# [Exercise objective]
Write each line of the material exactly as given, from the top through the line that contains "y_ticks = [0, 1, 2, 3, 4, 5]", and omit all pictures.

# [Data section]

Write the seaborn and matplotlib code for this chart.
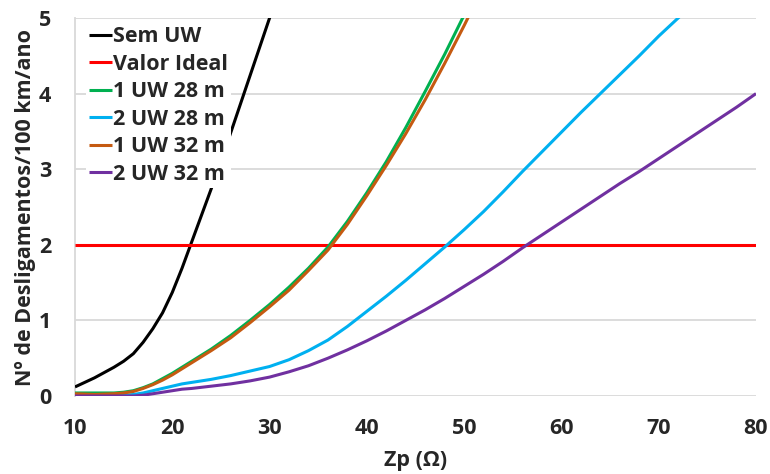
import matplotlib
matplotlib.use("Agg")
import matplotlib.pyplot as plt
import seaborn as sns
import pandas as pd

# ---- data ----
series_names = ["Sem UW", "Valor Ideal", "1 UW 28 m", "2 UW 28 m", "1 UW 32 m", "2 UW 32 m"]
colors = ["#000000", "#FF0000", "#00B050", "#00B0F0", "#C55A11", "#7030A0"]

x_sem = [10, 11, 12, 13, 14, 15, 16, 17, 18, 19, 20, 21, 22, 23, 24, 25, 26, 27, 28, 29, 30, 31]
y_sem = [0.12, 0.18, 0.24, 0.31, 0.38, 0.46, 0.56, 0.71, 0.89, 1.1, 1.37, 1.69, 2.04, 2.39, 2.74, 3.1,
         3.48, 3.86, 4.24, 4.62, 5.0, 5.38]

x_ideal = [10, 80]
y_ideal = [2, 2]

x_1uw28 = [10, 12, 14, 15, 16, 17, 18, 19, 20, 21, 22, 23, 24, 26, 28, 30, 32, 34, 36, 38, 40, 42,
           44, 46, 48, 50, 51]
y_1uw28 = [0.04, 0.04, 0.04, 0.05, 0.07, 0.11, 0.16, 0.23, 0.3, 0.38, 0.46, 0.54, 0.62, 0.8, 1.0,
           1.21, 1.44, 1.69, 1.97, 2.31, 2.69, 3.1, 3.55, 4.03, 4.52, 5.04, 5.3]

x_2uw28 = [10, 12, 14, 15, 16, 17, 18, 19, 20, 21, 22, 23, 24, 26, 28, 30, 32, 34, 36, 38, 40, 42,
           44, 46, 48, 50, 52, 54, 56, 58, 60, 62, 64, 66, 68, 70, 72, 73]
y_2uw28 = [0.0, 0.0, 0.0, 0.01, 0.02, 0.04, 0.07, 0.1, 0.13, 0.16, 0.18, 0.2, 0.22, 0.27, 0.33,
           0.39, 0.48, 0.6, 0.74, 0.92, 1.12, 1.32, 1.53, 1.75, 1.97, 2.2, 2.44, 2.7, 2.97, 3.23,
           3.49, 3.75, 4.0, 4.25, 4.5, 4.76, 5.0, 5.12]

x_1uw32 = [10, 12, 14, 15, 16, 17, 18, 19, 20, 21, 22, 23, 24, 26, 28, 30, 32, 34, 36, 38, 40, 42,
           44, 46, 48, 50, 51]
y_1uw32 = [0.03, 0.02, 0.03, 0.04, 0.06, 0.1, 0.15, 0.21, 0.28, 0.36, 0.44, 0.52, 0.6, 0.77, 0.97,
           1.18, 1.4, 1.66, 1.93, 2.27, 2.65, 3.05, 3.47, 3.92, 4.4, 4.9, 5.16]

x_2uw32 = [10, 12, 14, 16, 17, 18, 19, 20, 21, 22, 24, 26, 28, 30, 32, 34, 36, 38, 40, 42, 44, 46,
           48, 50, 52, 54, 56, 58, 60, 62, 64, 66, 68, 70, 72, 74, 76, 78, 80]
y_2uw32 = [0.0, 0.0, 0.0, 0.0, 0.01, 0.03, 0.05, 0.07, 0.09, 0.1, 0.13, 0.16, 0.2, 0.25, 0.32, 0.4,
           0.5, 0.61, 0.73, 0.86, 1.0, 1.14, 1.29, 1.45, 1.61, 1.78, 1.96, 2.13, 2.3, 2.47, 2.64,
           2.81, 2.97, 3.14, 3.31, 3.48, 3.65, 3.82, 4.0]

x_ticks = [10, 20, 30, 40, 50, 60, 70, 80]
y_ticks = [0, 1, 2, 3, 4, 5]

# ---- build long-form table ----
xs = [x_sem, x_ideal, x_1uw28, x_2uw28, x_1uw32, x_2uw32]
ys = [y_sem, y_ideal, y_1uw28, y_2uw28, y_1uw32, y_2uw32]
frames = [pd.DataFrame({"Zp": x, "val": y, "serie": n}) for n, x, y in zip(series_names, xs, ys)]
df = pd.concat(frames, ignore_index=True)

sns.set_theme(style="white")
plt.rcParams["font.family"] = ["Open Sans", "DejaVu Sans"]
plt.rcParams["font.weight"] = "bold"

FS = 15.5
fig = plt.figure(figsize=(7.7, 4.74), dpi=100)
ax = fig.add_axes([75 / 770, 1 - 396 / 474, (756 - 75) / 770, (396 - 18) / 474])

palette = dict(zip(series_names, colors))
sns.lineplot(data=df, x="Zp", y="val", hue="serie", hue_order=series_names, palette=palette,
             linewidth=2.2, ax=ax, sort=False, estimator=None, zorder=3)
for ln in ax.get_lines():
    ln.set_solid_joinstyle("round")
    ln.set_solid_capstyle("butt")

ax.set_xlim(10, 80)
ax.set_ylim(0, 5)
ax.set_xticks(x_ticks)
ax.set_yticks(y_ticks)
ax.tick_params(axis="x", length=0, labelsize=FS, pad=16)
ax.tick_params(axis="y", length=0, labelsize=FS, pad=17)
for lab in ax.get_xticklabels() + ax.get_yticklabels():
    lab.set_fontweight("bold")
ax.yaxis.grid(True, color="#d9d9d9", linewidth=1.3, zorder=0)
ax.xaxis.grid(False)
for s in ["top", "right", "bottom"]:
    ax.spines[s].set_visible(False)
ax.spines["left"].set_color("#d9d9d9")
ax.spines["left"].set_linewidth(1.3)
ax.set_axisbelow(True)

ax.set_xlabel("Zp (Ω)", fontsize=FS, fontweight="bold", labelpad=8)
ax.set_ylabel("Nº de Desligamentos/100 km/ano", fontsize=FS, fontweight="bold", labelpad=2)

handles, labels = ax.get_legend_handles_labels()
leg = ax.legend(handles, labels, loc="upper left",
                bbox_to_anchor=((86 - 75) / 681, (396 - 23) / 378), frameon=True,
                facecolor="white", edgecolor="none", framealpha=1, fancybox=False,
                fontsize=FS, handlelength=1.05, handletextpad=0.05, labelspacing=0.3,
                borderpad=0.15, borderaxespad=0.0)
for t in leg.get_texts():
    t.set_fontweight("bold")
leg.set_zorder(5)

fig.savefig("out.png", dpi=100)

# [Exercise solution]
Write the seaborn and matplotlib code for this chart.
import matplotlib
matplotlib.use("Agg")
import matplotlib.pyplot as plt
import seaborn as sns
import pandas as pd

# ---- data ----
series_names = ["Sem UW", "Valor Ideal", "1 UW 28 m", "2 UW 28 m", "1 UW 32 m", "2 UW 32 m"]
colors = ["#000000", "#FF0000", "#00B050", "#00B0F0", "#C55A11", "#7030A0"]

x_sem = [10, 11, 12, 13, 14, 15, 16, 17, 18, 19, 20, 21, 22, 23, 24, 25, 26, 27, 28, 29, 30, 31]
y_sem = [0.12, 0.18, 0.24, 0.31, 0.38, 0.46, 0.56, 0.71, 0.89, 1.1, 1.37, 1.69, 2.04, 2.39, 2.74, 3.1,
         3.48, 3.86, 4.24, 4.62, 5.0, 5.38]

x_ideal = [10, 80]
y_ideal = [2, 2]

x_1uw28 = [10, 12, 14, 15, 16, 17, 18, 19, 20, 21, 22, 23, 24, 26, 28, 30, 32, 34, 36, 38, 40, 42,
           44, 46, 48, 50, 51]
y_1uw28 = [0.04, 0.04, 0.04, 0.05, 0.07, 0.11, 0.16, 0.23, 0.3, 0.38, 0.46, 0.54, 0.62, 0.8, 1.0,
           1.21, 1.44, 1.69, 1.97, 2.31, 2.69, 3.1, 3.55, 4.03, 4.52, 5.04, 5.3]

x_2uw28 = [10, 12, 14, 15, 16, 17, 18, 19, 20, 21, 22, 23, 24, 26, 28, 30, 32, 34, 36, 38, 40, 42,
           44, 46, 48, 50, 52, 54, 56, 58, 60, 62, 64, 66, 68, 70, 72, 73]
y_2uw28 = [0.0, 0.0, 0.0, 0.01, 0.02, 0.04, 0.07, 0.1, 0.13, 0.16, 0.18, 0.2, 0.22, 0.27, 0.33,
           0.39, 0.48, 0.6, 0.74, 0.92, 1.12, 1.32, 1.53, 1.75, 1.97, 2.2, 2.44, 2.7, 2.97, 3.23,
           3.49, 3.75, 4.0, 4.25, 4.5, 4.76, 5.0, 5.12]

x_1uw32 = [10, 12, 14, 15, 16, 17, 18, 19, 20, 21, 22, 23, 24, 26, 28, 30, 32, 34, 36, 38, 40, 42,
           44, 46, 48, 50, 51]
y_1uw32 = [0.03, 0.02, 0.03, 0.04, 0.06, 0.1, 0.15, 0.21, 0.28, 0.36, 0.44, 0.52, 0.6, 0.77, 0.97,
           1.18, 1.4, 1.66, 1.93, 2.27, 2.65, 3.05, 3.47, 3.92, 4.4, 4.9, 5.16]

x_2uw32 = [10, 12, 14, 16, 17, 18, 19, 20, 21, 22, 24, 26, 28, 30, 32, 34, 36, 38, 40, 42, 44, 46,
           48, 50, 52, 54, 56, 58, 60, 62, 64, 66, 68, 70, 72, 74, 76, 78, 80]
y_2uw32 = [0.0, 0.0, 0.0, 0.0, 0.01, 0.03, 0.05, 0.07, 0.09, 0.1, 0.13, 0.16, 0.2, 0.25, 0.32, 0.4,
           0.5, 0.61, 0.73, 0.86, 1.0, 1.14, 1.29, 1.45, 1.61, 1.78, 1.96, 2.13, 2.3, 2.47, 2.64,
           2.81, 2.97, 3.14, 3.31, 3.48, 3.65, 3.82, 4.0]

x_ticks = [10, 20, 30, 40, 50, 60, 70, 80]
y_ticks = [0, 1, 2, 3, 4, 5]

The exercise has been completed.